Letters on your recent article about Miles Davis in Paris (TNE #333) remind me that the great man was a believer in Groucho Marx’s maxim about never joining a club that would have you as a member.
Adored by continental audiences, Miles rewarded them with quotes like “In Europe, they like everything you do, the mistakes and everything. That’s a little bit too much” and, on hearing Sun Ra for the first time: “That’s gotta come from Europe. We wouldn’t play no shit like that.”
Of no use
After tackling useless words (TNE #333), could Peter Trudgill excoriate the useless circumlocution “I would like to..?” To my mind, the phrase carries the connotation that there is something preventing the user from carrying out that desire (“I would like to do X but I cannot because Y”).
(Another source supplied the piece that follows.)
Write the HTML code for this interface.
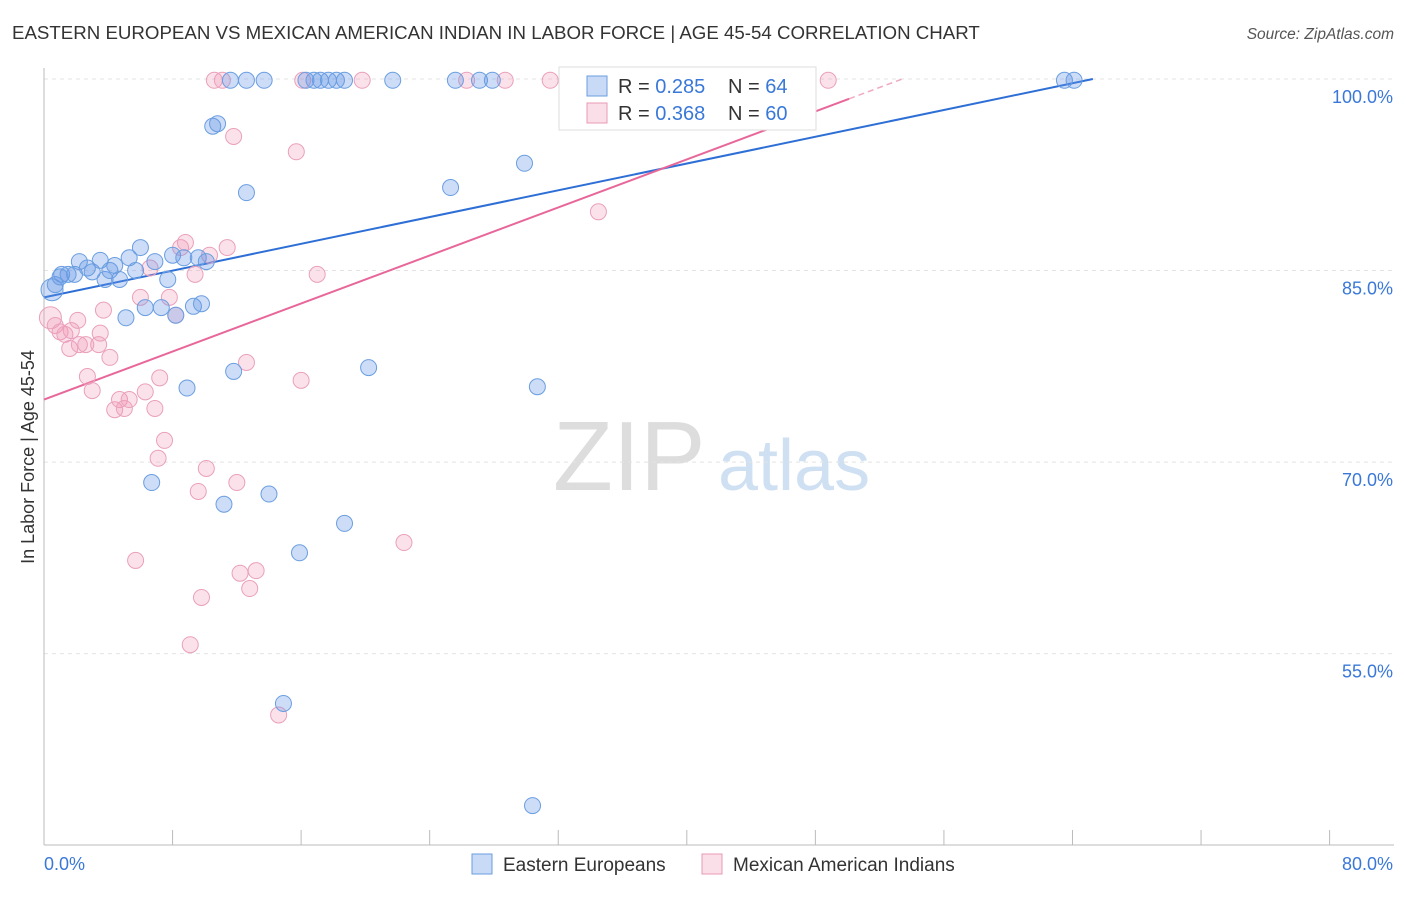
<!DOCTYPE html>
<html><head><meta charset="utf-8"><style>
body{margin:0;background:#fff;font-family:"Liberation Sans",sans-serif}
svg text{font-family:"Liberation Sans",sans-serif}
</style></head><body>
<svg id="chart" width="1406" height="892" xmlns="http://www.w3.org/2000/svg">
<text x="12" y="39" font-size="18.7" fill="#333">EASTERN EUROPEAN VS MEXICAN AMERICAN INDIAN IN LABOR FORCE | AGE 45-54 CORRELATION CHART</text>
<text x="1394" y="39" font-size="15.5" fill="#555" font-style="italic" text-anchor="end">Source: ZipAtlas.com</text>
<g>
<text x="553" y="490" font-size="98" fill="#ddd" font-family="Liberation Serif,serif">ZIP</text>
<text x="718" y="490" font-size="72" fill="#cfe0f3">atlas</text></g>
<g id="grid"></g><g id="axes"></g><g id="trends"></g><g id="pts"></g>
<text transform="translate(34,457) rotate(-90)" font-size="18" fill="#333" text-anchor="middle">In Labor Force | Age 45-54</text>
<g>
<rect x="559" y="67" width="257" height="63" fill="#fff" stroke="#ddd"/>
<rect x="587" y="76" width="20" height="20" fill="rgba(100,150,230,0.35)" stroke="#6a9ee0"/>
<text x="618" y="93" font-size="20" fill="#333">R = <tspan fill="#3a78d8">0.285</tspan><tspan x="728">N = </tspan><tspan fill="#3a78d8">64</tspan></text>
<rect x="587" y="103" width="20" height="20" fill="rgba(240,150,180,0.3)" stroke="#e89ab5"/>
<text x="618" y="120" font-size="20" fill="#333">R = <tspan fill="#3a78d8">0.368</tspan><tspan x="728">N = </tspan><tspan fill="#3a78d8">60</tspan></text>
</g>
<g>
<rect x="472" y="854" width="20" height="20" fill="rgba(100,150,230,0.35)" stroke="#6a9ee0"/>
<text x="503" y="871" font-size="19" fill="#333">Eastern Europeans</text>
<rect x="702" y="854" width="20" height="20" fill="rgba(240,150,180,0.3)" stroke="#e89ab5"/>
<text x="733" y="871" font-size="19" fill="#333">Mexican American Indians</text>
</g>
</svg>
<script>
const yTicks=[55,70,85,100];
const yTickLabels=["55.0%","70.0%","85.0%","100.0%"];
const xTicks=[0,8,16,24,32,40,48,56,64,72,80];
const blueX=[0.5,0.7,1.1,1.5,1.9,2.2,2.7,3.0,3.5,3.8,4.1,4.4,4.7,5.1,5.3,5.7,6.0,6.3,6.9,7.3,7.7,8.0,8.2,8.7,8.9,9.3,9.6,9.8,10.1,10.5,10.8,11.2,11.6,11.8,12.6,12.6,13.7,14.0,15.9,16.3,16.8,17.2,17.7,18.2,18.7,18.7,20.2,21.7,25.3,25.6,27.1,27.9,29.9,30.4,30.7,34.8,63.5,64.1,14.9,6.7,1.0];
const blueY=[83.5,83.9,84.7,84.7,84.7,85.7,85.2,84.9,85.8,84.3,85.0,85.4,84.3,81.3,86.0,85.0,86.8,82.1,85.7,82.1,84.3,86.2,81.5,86.0,75.8,82.2,86.0,82.4,85.7,96.3,96.5,66.7,99.9,77.1,99.9,91.1,99.9,67.5,62.9,99.9,99.9,99.9,99.9,99.9,99.9,65.2,77.4,99.9,91.5,99.9,99.9,99.9,93.4,43.1,75.9,99.9,99.9,99.9,51.1,68.4,84.5];
const pinkX=[0.4,0.7,1.0,1.3,1.6,1.7,2.1,2.2,2.6,2.7,3.0,3.4,3.5,3.7,4.1,4.4,4.7,5.0,5.3,5.7,6.0,6.3,6.6,6.9,7.1,7.2,7.5,7.8,8.2,8.5,8.8,9.1,9.4,9.6,9.8,10.1,10.3,10.6,11.1,11.4,11.8,12.0,12.2,12.6,12.8,13.2,14.6,15.7,16.0,16.1,17.0,19.8,22.4,26.3,28.7,31.5,34.5,48.8];
const pinkY=[81.3,80.7,80.2,80.0,78.9,80.3,81.1,79.2,79.2,76.7,75.6,79.2,80.1,81.9,78.2,74.1,74.9,74.2,74.9,62.3,82.9,75.5,85.2,74.2,70.3,76.6,71.7,82.9,81.5,86.8,87.2,55.7,84.7,67.7,59.4,69.5,86.2,99.9,99.9,86.8,95.5,68.4,61.3,77.8,60.1,61.5,50.2,94.3,76.4,99.9,84.7,99.9,63.7,99.9,99.9,99.9,89.6,99.9];
const blueTrend=[82.9,0.262];
const pinkTrend=[74.9,0.47];
const NS="http://www.w3.org/2000/svg";
const sx=v=>44+v*16.07, sy=v=>79+(100-v)*12.77;
function mk(t,a,p){const e=document.createElementNS(NS,t);for(const k in a)e.setAttribute(k,a[k]);document.getElementById(p).appendChild(e);return e;}
yTicks.forEach((t,i)=>{
 const l=mk('line',{x1:44,x2:1394,y1:sy(t),y2:sy(t),stroke:'#e3e3e3','stroke-dasharray':'4,4'},'grid');
 
 
 const tx=mk('text',{x:1393,y:sy(t)+24,'font-size':18,fill:'#3a78d8','text-anchor':'end'},'axes');tx.textContent=yTickLabels[i];
 
 
});
const tl=mk('line',{x1:44,x2:1394,y1:79,y2:79,stroke:'#e3e3e3','stroke-dasharray':'4,4'},'grid');


const xa=mk('line',{x1:44,x2:1394,y1:845,y2:845,stroke:'#bbb'},'axes');


const ya=mk('line',{x1:44,x2:44,y1:68,y2:845,stroke:'#bbb'},'axes');


xTicks.forEach(t=>{const l=mk('line',{x1:sx(t),x2:sx(t),y1:830,y2:845,stroke:'#bbb'},'axes');
 
 });
const x0=mk('text',{x:44,y:870,'font-size':18,fill:'#3a78d8'},'axes');x0.textContent='0.0%';


const x1=mk('text',{x:1393,y:870,'font-size':18,fill:'#3a78d8','text-anchor':'end'},'axes');x1.textContent='80.0%';


const bEnd=(100-blueTrend[0])/blueTrend[1];
const bl=mk('line',{x1:sx(0),y1:sy(blueTrend[0]),x2:sx(bEnd),y2:sy(100),stroke:'#2e6fd6','stroke-width':2},'trends');


const pSolid=50.1, pEnd=(100-pinkTrend[0])/pinkTrend[1];
const pl=mk('line',{x1:sx(0),y1:sy(pinkTrend[0]),x2:sx(pSolid),y2:sy(pinkTrend[0]+pinkTrend[1]*pSolid),stroke:'#e8679a','stroke-width':2},'trends');


const pd=mk('line',{x1:sx(pSolid),y1:sy(pinkTrend[0]+pinkTrend[1]*pSolid),x2:sx(pEnd),y2:sy(100),stroke:'#f0a9c3','stroke-width':1.5,'stroke-dasharray':'6,4'},'trends');


pinkX.forEach((x,i)=>{const c=mk('circle',{cx:sx(x),cy:sy(pinkY[i]),r:i==0?11:8,fill:'rgba(240,150,180,0.28)',stroke:'#eaa0bb','stroke-width':1},'pts');
 
 });
blueX.forEach((x,i)=>{const c=mk('circle',{cx:sx(x),cy:sy(blueY[i]),r:i==0?11:8,fill:'rgba(100,150,230,0.32)',stroke:'#6a9ee0','stroke-width':1},'pts');
 
 });
</script>
</body></html>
In most parlance, however, the phrase is redundant.
For example, why not say “I thank”, rather than (deep breath) “I would like to thank”?
Sunderland, Tyne and Wear
As I wait, popcorn by my side, for Boris Johnson’s appearance in front of the Partygate inquiry, I wonder if Peter Trudgill has considered a column on Latin phrases and their use and misuse by great bores of our age, seeking to appear intellectual while actually revealing nothing beyond a simple feat of memory? Just a thought…
Paul Mason’s “If the Tories collapse, they will be replaced by something even worse” (TNE #332) illustrates that only PR and coalition governments will really keep excesses in check and avoid knee-jerk governments, not the current adversarial scheme in which the wishes of only 40% or so of voters are represented in government.
At the moment, the Tories have voter approval ratings of just over 20% but can still do whatever they want and impose their extreme agenda.
FPTP is producing governments with minority support; PR would force parties to cooperate and compromise. It is not a loss of democracy, but proper democracy to have over 50% of people represented by their government.
Imagine – the poor are poorer than at any time since the postwar decade, so let’s reduce the tax on pensions and enable the rich to cram their pensions full of money that they can pass on while avoiding inheritance tax. That’ll help.
Anyone want to splash out on a turnip?